A runaway rupee train

September 01, 2013 09:19 pm | Updated November 26, 2021 10:25 pm IST

NEW DELHI, 06/06/2013: The rupee touched the key psychological level of 57 to the dollar on Thursday, approaching a record low hit nearly a year earlier as fears of an end to the U.S. Federal Reserve's monetary stimulus sent the dollar higher and hit local shares. Photo: V.V.Krishnan

NEW DELHI, 06/06/2013: The rupee touched the key psychological level of 57 to the dollar on Thursday, approaching a record low hit nearly a year earlier as fears of an end to the U.S. Federal Reserve's monetary stimulus sent the dollar higher and hit local shares. Photo: V.V.Krishnan

In an apt description, the head of treasury in a leading financial institution described the rupee as a runaway train, with no engineer or mechanical device to halt it. The rupee was under pressure throughout last week. The extent of its decline over successive days, even over trading sessions, has been unprecedented.

Its lowest point was on Wednesday last. The rupee fell to yet another all time low of 68.75, the biggest one day fall in 20 years. Another big psychological mark of 70 appeared to be ominously close. The decline in the rupee on Wednesday was matched by a fall in the stock prices. The latter, however, recovered towards the close.

Moving in unison

While, on most occasions, the stock markets and the rupee have invariably moved down in unison, the recovery in stock prices even when the rupee remained weighed down is a recent development. It probably gives hope that the markets are able to discern the different factors that pull down the rupee and the stock prices. It is a tantalising thought but are some foreign investors buying Indian stocks even while a majority of them are seen deserting the domestic bourses? Much of the recent analyses has centred on the reverse movement of short-term capital flows to the U.S. and other developed markets in the wake of a possible ‘tapering off’ of quantitative easing by the Federal Reserve. As returns from the developed markets improve, the incentive to stay invested in big emerging markets such as India vanishes.

The pull out by foreign institutional investors — selling Indian stocks and repatriating proceeds in dollars — has hit the financial markets hard through lower stock prices and lower rupee.

It would, however, be hard to break the nexus between the rupee and the stock prices any time soon.

Meanwhile, the negative impact of the phase out of U.S. monetary policy has been spectacularly felt in almost all emerging markets. Currencies of Brazil, Indonesia, Russia, Turkey and South Africa are witnessing extreme volatility.

Fears over possible military action by the U.S. in Syria have further aggravated concerns over the stability of currencies.

On Tuesday last, the Indonesian rupiah hit a four-year low on corporate dollar demand. The Malaysian ringgit fell to its lowest in three years. Thailand and the Philippines have also seen their domestic currencies fall sharply in tandem with their stock prices.

But India was the worst affected, probably due to its higher dependence on foreign flows.

The reasons

Very importantly, India’s macroeconomic woes — its twin deficits (current account deficit and fiscal deficit) — were in focus.

There is the usual month-end demand for dollars from the real economy such as for oil payments.
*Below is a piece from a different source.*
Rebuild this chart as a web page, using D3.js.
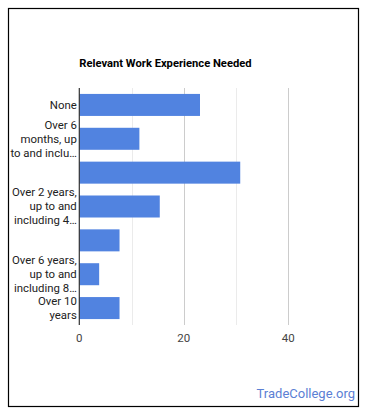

The swap arrangements put in place by the Reserve Bank of India on Thursday have helped in changing the sentiment. The rupee gained by more than 200 paise, and the stock markets staged one of their biggest one-day rallies. Yet, their closing levels, significantly better than on Wednesday, give no room for complacency.

The passage of the Food Security Bill raised concerns over the ability and willingness of the government to consolidate the fisc. In fact, the sensational drop in the rupee on Tuesday was attributed to the Food Security Bill alone. But on more considered opinion those fears are seen to be exaggerated. After all, the Bill has been in the works for more than a year and budgeted for. Its full financial implications will be felt only over the long-term. Petroleum under-recoveries, lack of traction in disinvestment/spectrum sale and question marks of revenue projections are the bigger reasons for the fiscal drag.

It is appropriate that the Prime Minister in a special address on Friday stressed on fiscal consolidation and continuation of reforms.

The unprecedented decline in the rupee is due to domestic and global factors. It ought to be viewed as one of those short-term tasks, which is a consequence of the globalisation process. He ruled out capital control and reversal of reforms.

The Prime Minister’s speech did nothing to anchor expectations which are clearly unhinged. But the RBI measures to insulate dollar purchases by oil companies have made an impact at least temporarily with the rupee closing at 65.69 on Friday. Whether this is going to endure remains to be seen.